AR: First and foremost, we want to make sure that this Lakers campaign is as successful as possible. We started this in March, we put it on hold and now we’re back up and running. My sense is that we can get some positive reactions from this Lakers debit card. We’re also going to be doing, as I said, the financial literacy program, which launches in September with Brittney Castro, our financial expert, and we’ll have several Laker players, including Anthony Davis, Quinn Cook and Danny Green, as a part of it. We’ll be doing some community things with Color of Change, which supports our Black Lives Matter initiative, which is an important initiative for me.
Then, I’m going to be getting prepared for 2021. We are more than the Lakers. This is a very important first step in getting sports and entertainment fans aware of who were are. But we don’t want to lose the fact that we are an entertainment credit union overall. We will be doing more within the entertainment community, not just with the Lakers. With entertainment studios, with entertainment influencers—all those things will be coming into 2021. The Lakers was a first start—and a big start—but we’re going to pump it up in 2021 and become more entertainment focused.
CM: What are some trends that marketers should be paying attention to right now and in the coming year?

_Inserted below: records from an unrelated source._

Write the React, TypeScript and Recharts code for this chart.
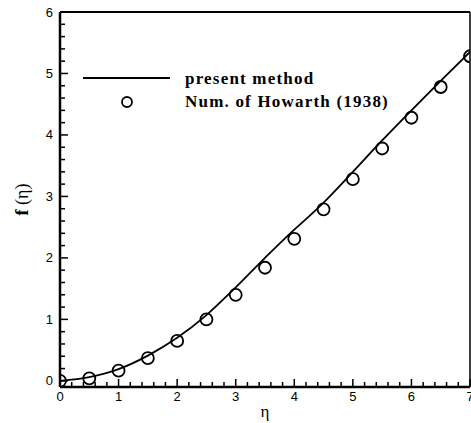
import React from 'react';
import { ComposedChart, Line, Scatter, XAxis, YAxis, ReferenceLine } from 'recharts';

// present method, f(eta)
const etaLine = [0, 0.5, 1, 1.5, 2, 2.5, 3, 3.5, 4, 4.2, 4.5, 5, 5.5, 6, 6.5, 7];
const fLine = [0, 0.06, 0.19, 0.41, 0.7, 1.07, 1.52, 2.0, 2.46, 2.63, 2.9, 3.4, 3.91, 4.4, 4.88, 5.35];

// Howarth (1938)
const etaHowarth = [0, 0.5, 1, 1.5, 2, 2.5, 3, 3.5, 4, 4.5, 5, 5.5, 6, 6.5, 7];
const fHowarth = [0, 0.04, 0.166, 0.37, 0.65, 1.0, 1.4, 1.84, 2.31, 2.79, 3.28, 3.78, 4.28, 4.78, 5.28];

const xTicks = [
  0, 0.2, 0.4, 0.6, 0.8, 1, 1.2, 1.4, 1.6, 1.8, 2, 2.2, 2.4, 2.6, 2.8, 3, 3.2, 3.4,
  3.6, 3.8, 4, 4.2, 4.4, 4.6, 4.8, 5, 5.2, 5.4, 5.6, 5.8, 6, 6.2, 6.4, 6.6, 6.8, 7,
];
const yTicks = [
  0, 0.2, 0.4, 0.6, 0.8, 1, 1.2, 1.4, 1.6, 1.8, 2, 2.2, 2.4, 2.6, 2.8, 3, 3.2, 3.4,
  3.6, 3.8, 4, 4.2, 4.4, 4.6, 4.8, 5, 5.2, 5.4, 5.6, 5.8, 6,
];

const legendLabels = ['present method', 'Num. of Howarth (1938)'];

const lineData = etaLine.map((eta, i) => ({ eta, f: fLine[i] }));
const howarthData = etaHowarth.map((eta, i) => ({ eta, f: fHowarth[i] }));

const isMajor = (v: number) => Math.abs(v - Math.round(v)) < 1e-6;
const tickFont = { fontFamily: 'Liberation Sans, Arial, sans-serif', fontSize: 13 };
const serif = 'Liberation Serif, Times New Roman, serif';

const YTick = (props: any) => {
  const { x, y, payload } = props;
  const major = isMajor(payload.value);
  return (
    <g>
      <line x1={x} y1={y} x2={x + (major ? 8 : 5)} y2={y} stroke="#000" strokeWidth={1.5} />
      {major && (
        <text x={x - 7} y={y} textAnchor="end" dominantBaseline="central" fill="#000" style={tickFont}>
          {Math.round(payload.value)}
        </text>
      )}
    </g>
  );
};

const XTick = (props: any) => {
  const { x, y, payload } = props;
  const major = isMajor(payload.value);
  return (
    <g>
      <line x1={x} y1={y} x2={x} y2={y - (major ? 8 : 5)} stroke="#000" strokeWidth={1.5} />
      {major && (
        <text x={x} y={y + 14} textAnchor="middle" fill="#000" style={tickFont}>
          {Math.round(payload.value)}
        </text>
      )}
    </g>
  );
};

const Circle = (props: any) => (
  <circle cx={props.cx} cy={props.cy} r={6} fill="none" stroke="#000" strokeWidth={1.8} />
);

const YLabel = () => (
  <text
    x={22}
    y={199.5}
    transform="rotate(-90 22 199.5)"
    textAnchor="middle"
    dominantBaseline="central"
    fill="#000"
    style={{ fontFamily: serif, fontSize: 18 }}
  >
    <tspan fontWeight="bold">f</tspan>
    <tspan> (η)</tspan>
  </text>
);

const LegendBox = () => (
  <svg width={340} height={50} style={{ position: 'absolute', left: 80, top: 66, overflow: 'visible' }}>
    <line x1={3} y1={12} x2={90} y2={12} stroke="#000" strokeWidth={1.8} />
    <circle cx={47} cy={36} r={5} fill="none" stroke="#000" strokeWidth={1.8} />
    <g style={{ fontFamily: serif, fontSize: 17, fontWeight: 'bold', letterSpacing: 1.2 }}>
      <text x={105} y={18} fill="#000">{legendLabels[0]}</text>
      <text x={105} y={41} fill="#000">{legendLabels[1]}</text>
    </g>
  </svg>
);

export default function App() {
  return (
    <div style={{ position: 'absolute', left: 0, top: 0, width: 471, height: 423, background: '#fff' }}>
      <ComposedChart width={471} height={423} margin={{ top: 12, right: 1, left: 0, bottom: 0 }}>
        <XAxis
          type="number"
          dataKey="eta"
          domain={[0, 7]}
          ticks={xTicks}
          interval={0}
          height={36}
          tickSize={0}
          tickMargin={0}
          tickLine={false}
          tick={<XTick />}
          axisLine={{ stroke: '#000', strokeWidth: 2.5 }}
          allowDataOverflow
          label={{ value: 'η', position: 'insideBottom', offset: 6, fill: '#000', fontSize: 17, fontFamily: serif }}
        />
        <YAxis
          type="number"
          dataKey="f"
          domain={[-0.1, 6]}
          ticks={yTicks}
          interval={0}
          width={60}
          tickSize={0}
          tickMargin={0}
          tickLine={false}
          tick={<YTick />}
          axisLine={{ stroke: '#000', strokeWidth: 2.5 }}
          allowDataOverflow
          label={<YLabel />}
        />
        <ReferenceLine y={6} stroke="#000" strokeWidth={2} />
        <ReferenceLine x={7} stroke="#000" strokeWidth={1.5} />
        <Line
          data={lineData}
          dataKey="f"
          type="monotone"
          stroke="#000"
          strokeWidth={1.8}
          dot={false}
          isAnimationActive={false}
        />
        <Scatter data={howarthData} dataKey="f" shape={<Circle />} isAnimationActive={false} />
      </ComposedChart>
      <LegendBox />
    </div>
  );
}
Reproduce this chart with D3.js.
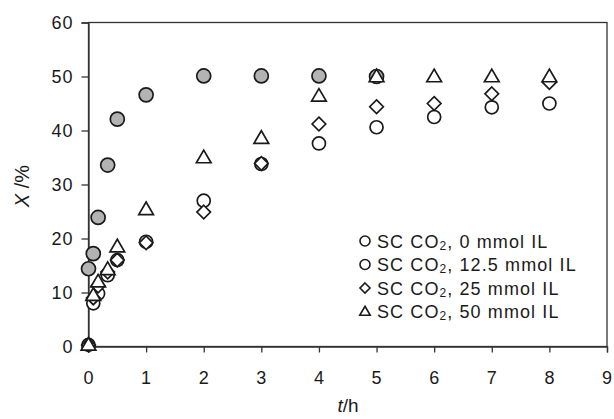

AR: One of the things that I’ve learned as a CMO is to not only be worried about the external brand, but also the experience of a person that you are bringing into your brand. That is a very hot topic for me right now. I’m doing all this work to bring in new members, but as I look at the overall experience of that member, in terms of how did they come into the credit union, where did we take them, what type of product did we offer them, how are we communicating with them—it’s very important. I will tell you that in years past, we were much more focused on our external branding and making sure that we were getting people in the door. I think at this point it’s not good enough, because people have choices. [If we don’t give them] experiences, and new product offerings and advertising that speaks to their lifestyle, we will lose them just as fast as we got them. That would be where my mind is—not only looking at the external branding, but making sure that the overall experience for that person you’re bringing in the door is equally as great as how you brought them in the door.